The idea of Wainwright’s Coast to Coast is that you begin by dipping your booted feet into the Irish Sea at St Bees in the West, then march across to Robin Hood’s Bay in the East and touch your bare toes in the North Sea. By the time we made the beach, and waggled the tips of our boots in the water, it was already half 12. It was November, and the days were short, so it looked like we might not make the full distance of our first day, but it was a lovely start all the same. The rain that had dripped glumly down in Lancashire was long gone. The sun shone bright and clear, the air was salty, and an onshore breeze cooled us as we made our first climb up worn wooden steps onto the cliffs. We were both gloriously happy, and it felt a bit like days when we were little, tottering along the cliffs at Sandsend or Hayburn Wike back when everything was an adventure and whatever you made it. Two weeks later we would struggle through our last day in snow, wind and driving rain, but this first afternoon someone somewhere was smiling on us.

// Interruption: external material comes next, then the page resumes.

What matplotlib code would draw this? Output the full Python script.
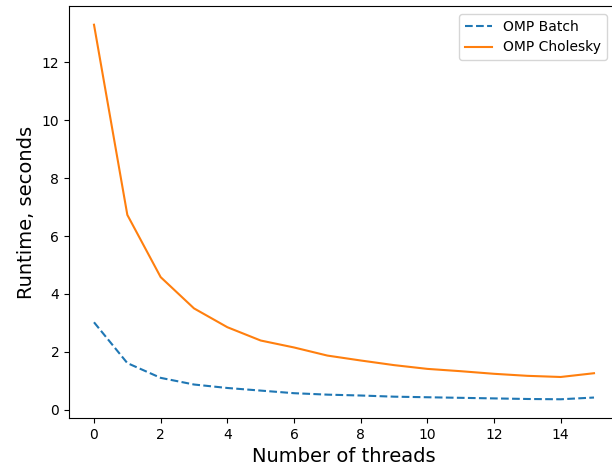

The path along the cliff tops was broad and grassy, and below us, with the town all but hidden by a lump of hill, the sea sparkled for miles. We were short of breath, and I had that tight, liquid feeling in my lungs like you get when you haven’t used them much for a while then you give yourself massive gasps of fresh cold air and they don’t know what to do with themselves. I resisted the temptation to use an inhaler, and within 15 minutes my chest felt clean and clear. Christian boasted about how great his new trousers were, then promptly tore the knee right open on some barbed wire by a lighthouse.

1 comment:

mattias said...

"Christian jogged...Christian dozed...Christian boasted" This is nowt but a list of sins!

I shall follow the log with curiosity and great admiration. Though I shall be picking apart the segments that in any way paint that wastrel brother of yours in an epic or romantic light, also anything that implies he moves at speeds faster than a lean.